Adobe’s Project Comet Is a Start-to-Finish UX Design App
Adobe is on a mission to make life easier for designers, and its latest undertaking on that front is something it calls Project Comet. The software-turned-creative-app company debuted it at this week’s annual Adobe MAX Conference, and from what we can tell, it looks like a godsend for UX designers.
It’s early days for Project Comet, which will roll out in 2016, but it’s essentially a website- and app-building tool with WYSIWYG (what-you-see-is-what-you-get) capabilities, so that designers can glide between wireframing, working on interface design, and prototyping, all in one digital place.
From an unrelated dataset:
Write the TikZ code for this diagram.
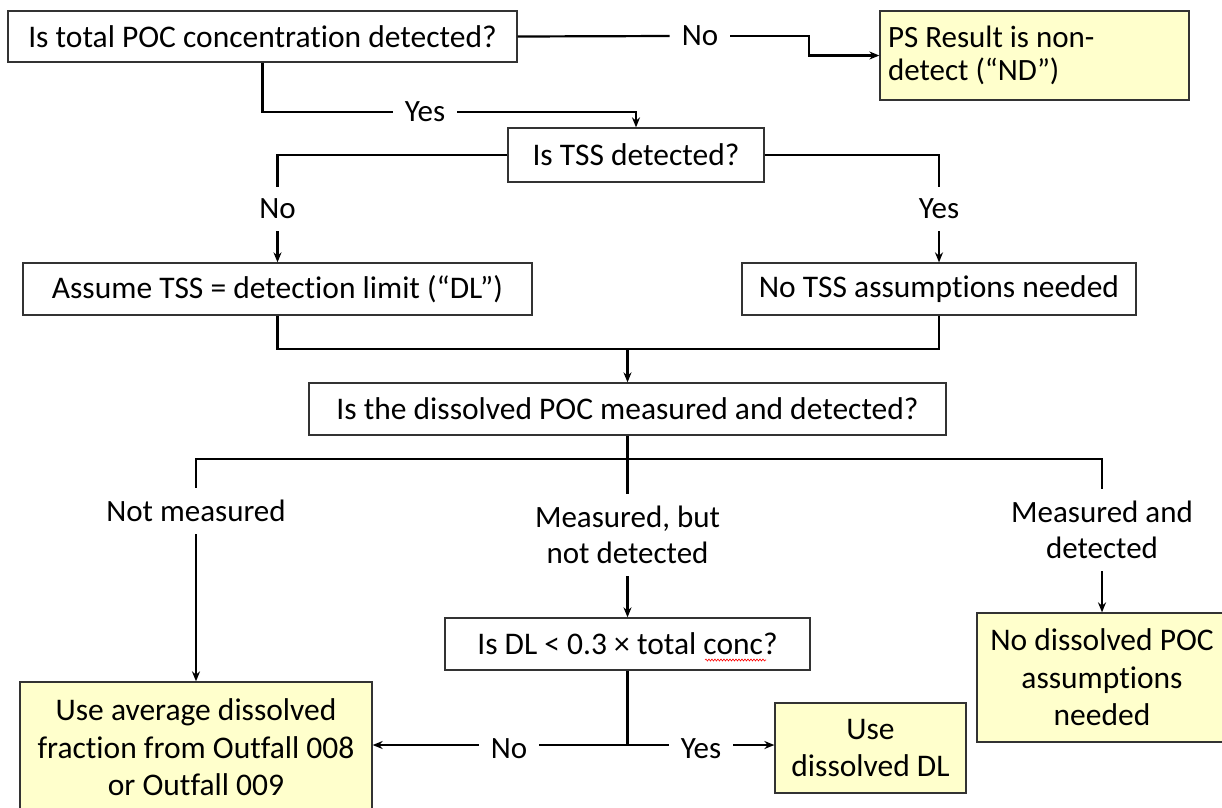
\documentclass[tikz,border=0pt]{standalone}
\usepackage{fontspec}
\setmainfont{Carlito}[Ligatures=NoCommon]
\usetikzlibrary{arrows.meta,decorations.pathmorphing}
\definecolor{yellowfill}{HTML}{FFFFCC}
\definecolor{boxline}{HTML}{333333}
\begin{document}
\begin{tikzpicture}[x=1pt,y=-1pt,
  box/.style={draw=boxline, line width=1.3pt, fill=white, inner sep=0pt, align=center,
    font=\fontsize{31.5}{37.5}\selectfont},
  res/.style={box, fill=yellowfill},
  lbl/.style={inner xsep=12pt, inner ysep=12pt, align=center, font=\fontsize{31}{36}\selectfont},
  conn/.style={line width=2.2pt, black},
  arr/.style={conn, -{Stealth[length=10pt,width=8pt]}},
  spell/.style={red, line width=0.6pt, decorate, decoration={snake, amplitude=1pt, segment length=3pt}}
]
\useasboundingbox (0,0) rectangle (1222,807);
\clip (0,0) rectangle (1222,807);

% boxes
\node[box, minimum width=509pt, minimum height=51pt] (q1) at (262.5,36.5) {Is total POC concentration detected?};
\node[res, minimum width=309pt, minimum height=89pt, text width=293pt, inner xsep=8pt, align=flush left,
  font=\fontsize{31}{33}\selectfont] (ps) at (1034.5,55.5) {PS Result is non-\\detect (“ND”)};
\node[box, minimum width=256pt, minimum height=54pt] (q2) at (636,155) {Is TSS detected?};
\node[box, minimum width=509pt, minimum height=52pt] (q3) at (277.5,289) {Assume TSS = detection limit (“DL”)};
\node[box, minimum width=394pt, minimum height=52pt] (q4) at (939,289) {No TSS assumptions needed};
\node[box, minimum width=637pt, minimum height=52pt] (q5) at (627.5,409) {Is the dissolved POC measured and detected?};
\node[box, minimum width=365pt, minimum height=52pt] (q6) at (627.5,644) {Is DL < 0.3 × total conc?};
\node[res, minimum width=352pt, minimum height=131pt] (q7) at (196,747.5) {Use average dissolved\\fraction from Outfall 008\\or Outfall 009};
\node[res, minimum width=191pt, minimum height=90pt] (q8) at (870.5,748) {Use\\dissolved DL};
\node[res, minimum width=250pt, minimum height=129pt] (q9) at (1102,677.5) {No dissolved POC\\assumptions\\needed};

% spell-check underline
\draw[spell] (705,660) -- (766,660);

% labels
\node[lbl] (no1) at (700,36) {No};
\node[lbl] (yes1) at (425,112) {Yes};
\node[lbl] (no2) at (277.5,209) {No};
\node[lbl] (yes2) at (939,209) {Yes};
\node[lbl] (nm) at (196,511) {Not measured};
\node[lbl] (mbnd) at (627.5,535) {Measured, but\\not detected};
\node[lbl] (md) at (1102,530) {Measured and\\detected};
\node[lbl] (no3) at (509,749) {No};
\node[lbl] (yes3) at (701,749) {Yes};

% junctions
\coordinate (m1) at (627.5,349);
\coordinate (s1) at (627.5,459);
\coordinate (s2) at (627.5,745);

% connectors
\draw[conn] (q1.east) -- (no1.west);
\draw[arr] (no1.east) -- ++(79,0) |- (ps.west);
\draw[conn] (q1.south) |- (yes1.west);
\draw[arr] (yes1.east) -| (q2.north);
\draw[conn] (q2.west) -| (no2.north);
\draw[conn] (q2.east) -| (yes2.north);
\draw[arr] (no2.south) -- (q3.north);
\draw[arr] (yes2.south) -- (q4.north);
\draw[conn] (q3.south) |- (m1);
\draw[conn] (q4.south) |- (m1);
\draw[arr] (m1) -- (q5.north);
\draw[conn] (q5.south) -- (s1);
\draw[conn] (s1) -| (nm.north);
\draw[conn] (s1) -| (md.north);
\draw[conn] (s1) -- (mbnd.north);
\draw[arr] (nm.south) -- (q7.north);
\draw[arr] (mbnd.south) -- (q6.north);
\draw[arr] (md.south) -- (q9.north);
\draw[conn] (q6.south) -- (s2);
\draw[conn] (s2) -- (s2 -| no3.east);
\draw[arr] (no3.west |- s2) -- (s2 -| q7.east);
\draw[conn] (s2) -- (s2 -| yes3.west);
\draw[arr] (yes3.east |- s2) -- (s2 -| q8.west);
\end{tikzpicture}
\end{document}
Right now, that’s not what they’re doing.
If you’ve ever designed an app or a web site, chances are good that you’ve had to make rows and columns of similarly constructed but still varied labels, images, avatars, text fields etc.
Historically this is a problem that has been solved—imperfectly—through smart objects or symbols, and also tedious manual spacing and image placement on the part of the designer. Instead of merely following the prior art, the team asked itself if there was a better answer—what if they could make almost everything automatic? What if they could compress what can literally take dozens of steps down to just two or three?
Source: Wired
Adobe’s answer is Repeat Grid, a feature built into Project Comet that lets designers create one set of elements—like a text and image box—and then copy it again and again, as needed. This condenses some of the repetitive and time-consuming work needed to build any basic site or app, freeing designers to experiment more, iterate more, and create more.